# Coffee grinds (?) in bottom of cup



## Asgross (Jun 14, 2015)

I've just switched from a generic non pressurised basket to a ims basket for my gaggia Classic - seems much faster flow but that's ok I'm experimenting with grinding finer and tamping firmer to get the taste and flow I like in my espresso ( although I I could prefer finer still).

But I made my wife a latte using my espresso setting and she found coffee grinds at the bottom of her cup!

What am I doing wrong ?especially if I'm thinking I may prefer my espresso slower.
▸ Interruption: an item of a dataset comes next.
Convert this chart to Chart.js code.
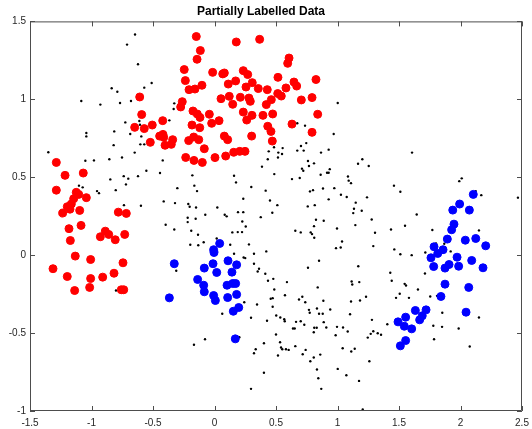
<!DOCTYPE html>
<html>
<head>
<meta charset="utf-8">
<script src="https://cdn.jsdelivr.net/npm/chart.js@4/dist/chart.umd.min.js"></script>
<style>
  html, body { margin: 0; padding: 0; background: #fff; }
  #wrap { width: 532px; height: 429px; }
</style>
</head>
<body>
<div id="wrap"><canvas id="chart" width="532" height="429"></canvas></div>
<script>
// Axis ticks
const xTicks = [-1.5, -1, -0.5, 0, 0.5, 1, 1.5, 2, 2.5];
const yTicks = [-1, -0.5, 0, 0.5, 1, 1.5];

// Labelled class 1 (red)
const redPts = [
    [-0.148,1.403],[-0.142,1.257],[-0.246,1.191],[-0.237,1.120],[-0.207,1.062],[-0.159,1.066],[-0.608,1.015],[-0.262,0.985],
    [-0.275,0.951],[-0.175,0.925],[-0.592,0.902],[-0.649,0.820],[-0.571,0.812],[-0.506,0.835],[-0.421,0.863],[-0.183,0.835],
    [-0.446,0.764],[-0.419,0.775],[-0.413,0.756],[-0.522,0.724],[-0.402,0.705],[-0.340,0.741],[-0.351,0.711],[-0.210,0.735],
    [-0.169,0.758],[-0.234,0.627],[-0.167,0.608],[-1.286,0.595],[-1.215,0.512],[-1.067,0.527],[-1.286,0.417],[-1.124,0.403],
    [-1.104,0.390],[-1.145,0.362],[-1.042,0.369],[-1.164,0.328],[-1.197,0.311],[-1.175,0.295],[-1.234,0.270],[-1.096,0.287],
    [-0.782,0.276],[-0.717,0.268],[-1.183,0.170],[-1.085,0.191],[-1.172,0.094],[-0.928,0.118],[-0.888,0.154],[-0.860,0.133],
    [-0.807,0.099],[-0.730,0.133],[-1.132,-0.006],[-1.007,-0.028],[-0.744,-0.049],[-1.313,-0.087],[-1.197,-0.137],[-1.007,-0.150],
    [-0.909,-0.141],[-0.817,-0.116],[-1.137,-0.227],[-1.015,-0.207],[-0.758,-0.222],[-0.738,-0.222],
    [0.177,1.368],[0.367,1.385],[-0.115,1.313],[0.606,1.265],[0.595,1.231],[-0.015,1.173],[0.067,1.163],[0.080,1.169],
    [0.234,1.184],[0.270,1.159],[0.516,1.141],[0.825,1.127],[0.172,1.118],[0.112,1.098],[-0.102,1.090],[0.307,1.107],
    [0.256,1.079],[0.356,1.069],[0.429,1.062],[0.581,1.073],[0.646,1.111],[0.668,1.085],[0.053,1.004],[0.120,1.019],
    [0.210,1.013],[0.280,1.008],[0.291,0.987],[0.148,0.968],[0.514,1.037],[0.543,1.021],[0.462,0.998],[0.421,0.966],
    [0.706,0.996],[0.793,1.011],[-0.140,0.906],[-0.118,0.884],[-0.120,0.818],[-0.042,0.904],[-0.023,0.846],[0.037,0.863],
    [0.234,0.918],[0.305,0.897],[0.262,0.867],[0.394,0.897],[0.473,0.906],[0.433,0.827],[0.459,0.794],[0.630,0.841],
    [0.839,0.904],[0.793,0.788],[-0.128,0.741],[0.080,0.764],[0.107,0.741],[0.302,0.764],[0.470,0.732],[-0.083,0.683],
    [0.156,0.660],[0.205,0.666],[0.248,0.666],[0.004,0.626],[0.091,0.636],[-0.099,0.595]
];

// Labelled class 2 (blue)
const bluePts = [
    [0.042,0.075],[-0.007,0.035],[-0.004,0.017],[0.110,-0.036],[0.180,-0.062],[-0.012,-0.055],[-0.083,-0.083],[0.018,-0.111],
    [0.142,-0.109],[-0.137,-0.156],[-0.088,-0.193],[-0.083,-0.235],[0.102,-0.193],[0.148,-0.182],[0.172,-0.182],[-0.007,-0.259],
    [0.007,-0.291],[0.107,-0.272],[0.180,-0.252],[0.197,-0.336],[0.153,-0.360],[0.169,-0.537],[-0.327,-0.055],[-0.367,-0.274],
    [2.104,0.390],[1.993,0.328],[1.937,0.289],[2.072,0.289],[1.947,0.199],[1.928,0.163],[1.893,0.103],[2.039,0.096],
    [2.124,0.107],[2.205,0.060],[1.785,0.054],[1.858,0.035],[1.815,0.011],[1.760,-0.017],[1.972,-0.013],[2.091,-0.034],
    [1.782,-0.073],[1.874,-0.083],[1.907,-0.060],[1.985,-0.071],[2.183,-0.081],[1.874,-0.186],[2.067,-0.207],[1.841,-0.265],
    [1.633,-0.355],[1.720,-0.351],[1.689,-0.389],[1.668,-0.415],[1.554,-0.398],[1.492,-0.428],[1.543,-0.456],[1.603,-0.473],
    [2.045,-0.366],[1.554,-0.548],[1.511,-0.582]
];

// Unlabelled points (black dots)
const unlabelledPts = [
    [-0.646,1.416],[-0.711,1.351],[-0.622,1.225],[-0.511,1.105],[-0.571,1.075],[-0.836,1.071],[-0.790,1.049],[-1.083,0.989],
    [-0.928,0.966],[-0.768,0.976],[-0.679,0.989],[-0.327,0.974],[-0.332,0.938],[-0.611,0.861],[-0.606,0.837],[-0.725,0.852],
    [-0.367,0.865],[-0.815,0.794],[-0.685,0.777],[-1.042,0.784],[-1.042,0.762],[-0.595,0.762],[-0.603,0.711],[-0.571,0.711],
    [-0.820,0.706],[-1.351,0.660],[-0.649,0.658],[-1.050,0.606],[-0.980,0.608],[-0.855,0.615],[-0.752,0.627],[-0.421,0.608],
    [-0.554,0.542],[-0.443,0.527],[-0.738,0.507],[-0.701,0.491],[-0.622,0.507],[-0.847,0.486],[-0.180,0.512],[-0.720,0.454],
    [-0.803,0.417],[-1.102,0.446],[-1.072,0.435],[-0.955,0.411],[-0.939,0.398],[-0.302,0.430],[-0.164,0.446],[-0.413,0.345],
    [-0.321,0.334],[-0.736,0.321],[-0.598,0.317],[-0.213,0.328],[-0.202,0.311],
    [-0.397,0.195],[-0.327,0.165],[-0.218,0.240],[-0.218,0.212],[-0.189,0.157],[-0.197,0.067],[-0.311,-0.100],[-0.801,-0.227],
    [-0.167,-0.575],
    [1.002,0.976],[0.736,0.831],[0.673,0.846],[0.969,0.777],[0.703,0.700],[0.746,0.719],[0.673,0.671],[0.725,0.671],
    [0.554,0.687],[0.519,0.658],[0.516,0.627],[0.549,0.649],[0.441,0.666],[0.433,0.615],[0.484,0.692],[0.386,0.568],
    [0.866,0.658],[0.928,0.677],[0.760,0.604],[0.809,0.589],[0.711,0.555],[0.722,0.542],[0.768,0.572],[0.863,0.516],
    [0.915,0.529],[0.928,0.529],[0.937,0.552],[0.486,0.520],[0.630,0.488],[0.693,0.495],[1.167,0.587],[1.085,0.505],
    [1.091,0.478],[1.110,0.462],[0.159,0.510],[0.175,0.467],[0.299,0.437],[0.416,0.414],[-0.142,0.411],[0.234,0.362],
    [0.451,0.351],[0.511,0.321],[0.776,0.409],[0.801,0.417],[0.882,0.428],[0.974,0.430],[0.928,0.358],[1.028,0.388],
    [1.075,0.373],[1.148,0.337],[1.134,0.298],[1.128,0.270],[0.758,0.313],[0.815,0.321],[0.023,0.306],[-0.150,0.306],
    [0.191,0.276],[0.234,0.276],[0.470,0.272],[-0.075,0.259],[0.083,0.259],
    [0.099,0.249],[0.376,0.244],[-0.153,0.234],[0.226,0.216],[0.254,0.184],[0.224,0.148],[0.189,0.148],[0.145,0.146],
    [0.825,0.227],[0.809,0.186],[0.888,0.221],[0.782,0.146],[0.793,0.135],[0.811,0.112],[0.657,0.157],[0.701,0.146],
    [0.996,0.171],[1.145,0.193],[-0.134,0.131],[0.018,0.107],[-0.088,0.083],[-0.132,0.064],[0.128,0.067],[0.280,0.069],
    [1.037,0.088],[1.026,0.049],[0.988,0.045],[0.421,0.024],[0.159,0.009],[0.237,-0.015],[0.250,-0.019],[0.321,0.009],
    [0.321,-0.055],[0.850,-0.036],[0.362,-0.087],[0.351,-0.105],[0.413,-0.119],[0.760,-0.081],[1.169,-0.071],[0.478,-0.152],
    [0.435,-0.164],[0.589,-0.173],[1.115,-0.169],[1.120,-0.188],[1.177,-0.173],[0.839,-0.207],[0.486,-0.220],[0.457,-0.280],
    [0.473,-0.276],[0.573,-0.257],[0.714,-0.267],[0.687,-0.285],[0.738,-0.302],[0.885,-0.293],[0.833,-0.342],[0.242,-0.302],
    [0.346,-0.317],[0.473,-0.331],[1.110,-0.297],[0.941,-0.349],[0.768,-0.351],[0.774,-0.370],[0.850,-0.376],[0.880,-0.376],
    [1.102,-0.379],[0.063,-0.376],[0.502,-0.387],[0.535,-0.400],[0.567,-0.411],[0.571,-0.424],[0.297,-0.402],[0.427,-0.421],
    [0.663,-0.428],[0.701,-0.424],[0.730,-0.447],[0.888,-0.430],[0.909,-0.464],[0.811,-0.466],[0.831,-0.466],[0.807,-0.495],
    [0.638,-0.471],[0.652,-0.471],[0.996,-0.460],[1.045,-0.464],[1.083,-0.490],[0.985,-0.514],[0.500,-0.509],[0.202,-0.527],
    [-0.077,-0.540],[0.533,-0.559],[0.541,-0.593],[0.551,-0.604],[0.581,-0.604],[0.603,-0.608],[0.402,-0.565],[0.657,-0.584],
    [0.335,-0.604],[0.321,-0.629],[0.741,-0.608],[0.717,-0.636],[0.516,-0.644],[0.860,-0.638],[0.807,-0.657],[0.779,-0.681],
    [1.042,-0.597],[1.112,-0.618],[1.140,-0.601],[0.402,-0.755],[0.833,-0.734],[0.844,-0.790],[1.002,-0.730],[1.072,-0.771],
    [1.175,-0.807],[0.297,-0.858],[0.868,-0.858],
    [1.606,0.658],[1.202,0.615],[1.254,0.572],[1.990,0.475],[2.010,0.493],[1.459,0.446],[1.511,0.407],[1.240,0.371],
    [2.169,0.385],[2.124,0.411],[2.467,0.369],[1.197,0.285],[1.644,0.261],
    [1.278,0.229],[1.305,0.144],[1.435,0.165],[1.549,0.189],[1.771,0.161],[2.150,0.159],[1.291,0.058],[1.462,0.037],
    [1.511,0.006],[1.603,0.000],[1.714,0.017],[1.801,0.075],[1.868,0.073],[1.920,0.024],[1.429,-0.113],[1.441,-0.164],
    [1.711,-0.118],[1.232,-0.267],[1.183,-0.291],[1.546,-0.184],[1.557,-0.195],[1.654,-0.220],[1.506,-0.248],[1.476,-0.274],
    [1.581,-0.274],[1.754,-0.265],[1.809,-0.261],[1.852,-0.370],[2.150,-0.400],[1.280,-0.415],[1.405,-0.443],[1.779,-0.453],
    [1.850,-0.460],[1.985,-0.471],[1.291,-0.488],[1.270,-0.505],[1.246,-0.529],[1.327,-0.501],[1.354,-0.511],[1.785,-0.540],
    [2.075,-0.586],[1.259,-0.681],[1.205,-0.990]
];

const titleText = 'Partially Labelled Data';
const axisFont = 'Liberation Sans, Arial, Helvetica, sans-serif';

function toXY(pts) {
    return pts.map(p => ({ x: p[0], y: p[1] }));
}

function fmtTick(v) {
    return String(Math.round(v * 10) / 10);
}

// MATLAB style box with inward ticks on all four sides
const boxPlugin = {
    id: 'matlabBox',
    afterDatasetsDraw(chart) {
        const { ctx, chartArea, scales } = chart;
        const { left, right, top, bottom } = chartArea;
        ctx.save();
        ctx.strokeStyle = '#4d4d4d';
        ctx.lineWidth = 1;
        ctx.beginPath();
        ctx.rect(left + 0.5, top + 0.5, right - left - 1, bottom - top - 1);
        ctx.stroke();
        const len = 5;
        ctx.beginPath();
        xTicks.forEach(v => {
            const px = Math.round(scales.x.getPixelForValue(v)) + 0.5;
            ctx.moveTo(px, bottom); ctx.lineTo(px, bottom - len);
            ctx.moveTo(px, top); ctx.lineTo(px, top + len);
        });
        yTicks.forEach(v => {
            const py = Math.round(scales.y.getPixelForValue(v)) + 0.5;
            ctx.moveTo(left, py); ctx.lineTo(left + len, py);
            ctx.moveTo(right, py); ctx.lineTo(right - len, py);
        });
        ctx.stroke();
        ctx.restore();
    }
};

new Chart(document.getElementById('chart').getContext('2d'), {
    type: 'scatter',
    data: {
        datasets: [
            {
                label: 'class 2',
                data: toXY(bluePts),
                backgroundColor: '#0000ff',
                borderColor: '#0000ff',
                pointRadius: 4,
                borderWidth: 1,
                order: 1
            },
            {
                label: 'class 1',
                data: toXY(redPts),
                backgroundColor: '#ff0000',
                borderColor: '#ff0000',
                pointRadius: 4,
                borderWidth: 1,
                order: 2
            },
            {
                label: 'unlabelled',
                data: toXY(unlabelledPts),
                backgroundColor: '#000000',
                borderWidth: 0,
                pointRadius: 1.2,
                order: 3
            }
        ]
    },
    options: {
        responsive: false,
        animation: false,
        events: [],
        layout: { padding: { left: 0, right: 10, top: 0, bottom: 0 } },
        plugins: {
            legend: { display: false },
            tooltip: { enabled: false },
            title: {
                display: true,
                text: titleText,
                color: '#000',
                font: { family: axisFont, size: 12, weight: 'bold' },
                padding: { top: 4, bottom: 3 }
            }
        },
        scales: {
            x: {
                type: 'linear',
                min: -1.5,
                max: 2.5,
                grid: { display: false, drawTicks: false },
                border: { display: false },
                afterBuildTicks: s => { s.ticks = xTicks.map(v => ({ value: v })); },
                afterFit: s => { s.height = 18; s.paddingLeft = 0; s.paddingRight = 0; },
                ticks: {
                    color: '#262626',
                    font: { family: axisFont, size: 10 },
                    padding: 6,
                    maxRotation: 0,
                    autoSkip: false,
                    callback: v => fmtTick(v)
                }
            },
            y: {
                type: 'linear',
                min: -1,
                max: 1.5,
                grid: { display: false, drawTicks: false },
                border: { display: false },
                afterBuildTicks: s => { s.ticks = yTicks.map(v => ({ value: v })); },
                afterFit: s => { s.width = 30; s.paddingTop = 0; s.paddingBottom = 0; },
                ticks: {
                    color: '#262626',
                    font: { family: axisFont, size: 10 },
                    padding: 4,
                    autoSkip: false,
                    callback: v => fmtTick(v)
                }
            }
        }
    },
    plugins: [boxPlugin]
});
</script>
</body>
</html>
The beans are about 2 weeks old.

Thanks


----------



## fluffles (Sep 4, 2012)

I sometimes get a few grinds at the bottom, I don't think it's that unusual? I must admit I don't usually notice them in a milky drink, just in an espresso.


----------



## The Systemic Kid (Nov 23, 2012)

What level of roast? Darker beans shatter more and produce more fines which can get through the filter holes.


----------



## Asgross (Jun 14, 2015)

Light roast - Sumatra from Union roasters

Tbh I don't mind the grinds in espresso or brewed

But I'm just starting to make milk based drink for my wife and she's not happy with my efforts !


----------



## The Systemic Kid (Nov 23, 2012)

Do you get fines in the cup from other beans? Grinder will also impact on the amount of fines produced.


----------



## DoubleShot (Apr 23, 2014)

I'd also suggest taking off your shower screen and giving both that plus the group head a clean if it hasn't been done recently, that can cause this also.


----------



## insatiableOne (Jul 29, 2015)

Perhaps try a coarser grind & higher dose. The milk will favor a more sour shot, from the coarser setting. This might lesson the particle size.

If all else fails try a better grinder.


----------



## Asgross (Jun 14, 2015)

I may have to get a new grinder - mine broke

Monday eve

Waiting to see about repair from manufacturers


----------